━━━━━ Material to process ━━━━━
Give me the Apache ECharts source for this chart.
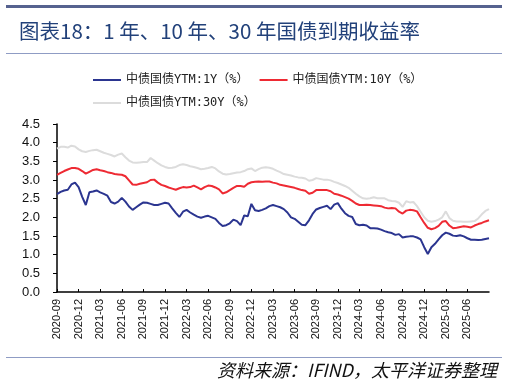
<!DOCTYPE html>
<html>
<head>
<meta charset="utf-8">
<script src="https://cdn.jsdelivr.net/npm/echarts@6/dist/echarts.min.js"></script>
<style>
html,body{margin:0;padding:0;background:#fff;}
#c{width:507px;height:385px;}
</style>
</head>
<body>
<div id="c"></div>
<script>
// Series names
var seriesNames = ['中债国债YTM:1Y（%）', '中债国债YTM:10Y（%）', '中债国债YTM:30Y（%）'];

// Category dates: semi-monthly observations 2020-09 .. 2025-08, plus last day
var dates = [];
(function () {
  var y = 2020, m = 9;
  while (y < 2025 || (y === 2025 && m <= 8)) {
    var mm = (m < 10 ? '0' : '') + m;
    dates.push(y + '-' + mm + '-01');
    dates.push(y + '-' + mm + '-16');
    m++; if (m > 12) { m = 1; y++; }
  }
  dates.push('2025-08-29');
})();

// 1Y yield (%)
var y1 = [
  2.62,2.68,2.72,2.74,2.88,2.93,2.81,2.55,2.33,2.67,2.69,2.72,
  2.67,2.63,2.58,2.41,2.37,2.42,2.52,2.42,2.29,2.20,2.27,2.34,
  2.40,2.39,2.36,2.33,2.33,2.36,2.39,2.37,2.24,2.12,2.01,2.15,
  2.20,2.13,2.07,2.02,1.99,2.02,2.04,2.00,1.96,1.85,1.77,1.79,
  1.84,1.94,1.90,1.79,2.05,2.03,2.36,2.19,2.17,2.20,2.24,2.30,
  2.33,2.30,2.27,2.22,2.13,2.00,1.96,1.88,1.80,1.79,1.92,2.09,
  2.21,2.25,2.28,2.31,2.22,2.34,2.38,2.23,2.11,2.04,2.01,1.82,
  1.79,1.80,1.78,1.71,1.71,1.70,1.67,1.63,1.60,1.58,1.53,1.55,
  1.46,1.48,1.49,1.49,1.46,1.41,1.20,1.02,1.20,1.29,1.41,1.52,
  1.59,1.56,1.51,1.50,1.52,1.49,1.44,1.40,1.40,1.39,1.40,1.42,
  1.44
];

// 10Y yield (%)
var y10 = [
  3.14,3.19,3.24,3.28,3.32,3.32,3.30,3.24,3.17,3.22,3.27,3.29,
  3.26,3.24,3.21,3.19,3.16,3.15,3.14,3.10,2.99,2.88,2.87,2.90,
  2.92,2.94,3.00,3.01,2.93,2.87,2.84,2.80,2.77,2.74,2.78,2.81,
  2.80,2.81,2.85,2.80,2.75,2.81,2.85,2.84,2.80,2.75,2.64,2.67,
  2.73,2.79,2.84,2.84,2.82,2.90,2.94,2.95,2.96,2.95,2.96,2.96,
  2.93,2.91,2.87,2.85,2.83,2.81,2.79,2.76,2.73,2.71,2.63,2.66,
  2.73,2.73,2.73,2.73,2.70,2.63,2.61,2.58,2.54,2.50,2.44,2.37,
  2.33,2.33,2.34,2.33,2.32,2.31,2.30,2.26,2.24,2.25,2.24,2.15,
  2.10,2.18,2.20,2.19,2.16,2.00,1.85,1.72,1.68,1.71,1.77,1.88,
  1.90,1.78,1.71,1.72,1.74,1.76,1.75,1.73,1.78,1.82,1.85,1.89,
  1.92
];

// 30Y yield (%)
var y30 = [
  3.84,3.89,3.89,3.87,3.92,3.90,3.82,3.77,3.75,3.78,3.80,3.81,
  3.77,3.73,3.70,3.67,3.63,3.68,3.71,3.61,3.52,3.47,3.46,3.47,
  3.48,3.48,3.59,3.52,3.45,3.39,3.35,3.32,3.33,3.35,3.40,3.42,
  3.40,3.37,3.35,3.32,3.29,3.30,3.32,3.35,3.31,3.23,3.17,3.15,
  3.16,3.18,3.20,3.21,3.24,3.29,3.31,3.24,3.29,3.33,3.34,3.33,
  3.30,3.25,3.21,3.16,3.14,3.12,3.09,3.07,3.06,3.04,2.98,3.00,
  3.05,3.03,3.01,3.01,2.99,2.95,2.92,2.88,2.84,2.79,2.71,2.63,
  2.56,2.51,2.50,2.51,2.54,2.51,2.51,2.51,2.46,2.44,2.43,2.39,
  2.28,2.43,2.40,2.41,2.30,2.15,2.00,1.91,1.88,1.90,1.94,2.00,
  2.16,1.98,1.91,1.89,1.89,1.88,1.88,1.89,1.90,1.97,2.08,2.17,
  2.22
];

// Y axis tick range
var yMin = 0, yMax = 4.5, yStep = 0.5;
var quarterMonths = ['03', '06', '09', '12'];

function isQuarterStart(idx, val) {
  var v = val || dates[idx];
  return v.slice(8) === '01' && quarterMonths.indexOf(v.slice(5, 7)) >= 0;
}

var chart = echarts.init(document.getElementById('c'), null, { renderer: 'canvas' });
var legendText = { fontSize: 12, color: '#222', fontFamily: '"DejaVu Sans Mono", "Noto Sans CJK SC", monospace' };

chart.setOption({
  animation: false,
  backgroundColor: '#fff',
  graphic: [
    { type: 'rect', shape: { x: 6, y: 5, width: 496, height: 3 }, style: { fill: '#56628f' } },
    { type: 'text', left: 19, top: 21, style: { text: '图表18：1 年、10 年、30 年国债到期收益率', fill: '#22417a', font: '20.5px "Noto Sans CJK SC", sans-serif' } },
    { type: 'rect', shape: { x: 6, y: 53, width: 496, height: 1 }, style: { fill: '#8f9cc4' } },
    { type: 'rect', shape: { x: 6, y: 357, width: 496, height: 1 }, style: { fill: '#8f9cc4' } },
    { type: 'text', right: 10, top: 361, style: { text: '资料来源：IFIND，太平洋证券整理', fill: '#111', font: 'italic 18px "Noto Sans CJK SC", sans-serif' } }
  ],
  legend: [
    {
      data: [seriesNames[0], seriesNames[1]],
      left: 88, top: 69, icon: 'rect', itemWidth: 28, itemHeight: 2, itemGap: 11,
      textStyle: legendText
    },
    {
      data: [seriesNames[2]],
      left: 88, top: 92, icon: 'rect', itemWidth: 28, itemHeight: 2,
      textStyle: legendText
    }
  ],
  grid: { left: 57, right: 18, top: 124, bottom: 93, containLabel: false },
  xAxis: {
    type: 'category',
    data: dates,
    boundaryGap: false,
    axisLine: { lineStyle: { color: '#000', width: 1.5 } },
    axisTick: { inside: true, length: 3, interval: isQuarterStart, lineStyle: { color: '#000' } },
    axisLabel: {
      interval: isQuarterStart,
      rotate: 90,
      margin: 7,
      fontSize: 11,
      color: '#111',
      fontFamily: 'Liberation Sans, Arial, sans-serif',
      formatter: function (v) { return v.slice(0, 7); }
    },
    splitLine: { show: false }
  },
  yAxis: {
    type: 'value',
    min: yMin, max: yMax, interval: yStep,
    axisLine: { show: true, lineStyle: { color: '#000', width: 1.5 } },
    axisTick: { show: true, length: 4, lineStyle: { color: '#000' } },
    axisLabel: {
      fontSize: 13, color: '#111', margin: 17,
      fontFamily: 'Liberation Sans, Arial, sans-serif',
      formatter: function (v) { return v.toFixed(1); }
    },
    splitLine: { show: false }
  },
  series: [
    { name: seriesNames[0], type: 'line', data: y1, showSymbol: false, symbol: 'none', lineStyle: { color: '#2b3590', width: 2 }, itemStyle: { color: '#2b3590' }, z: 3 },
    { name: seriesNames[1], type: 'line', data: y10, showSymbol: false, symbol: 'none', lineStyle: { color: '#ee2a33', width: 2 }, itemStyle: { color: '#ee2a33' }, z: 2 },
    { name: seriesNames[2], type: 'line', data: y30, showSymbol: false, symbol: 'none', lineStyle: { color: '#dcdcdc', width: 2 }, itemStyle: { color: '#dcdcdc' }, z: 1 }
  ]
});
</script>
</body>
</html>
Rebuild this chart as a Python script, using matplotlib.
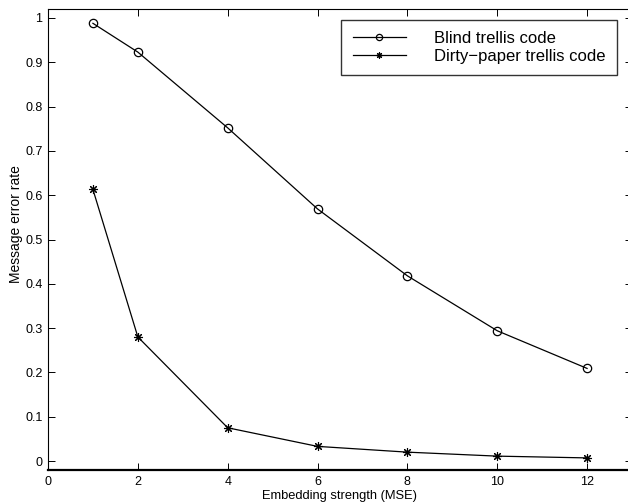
━━━━━
Your goal: Answer with one number: how many lines in the listing hold "script".

Completed task: 4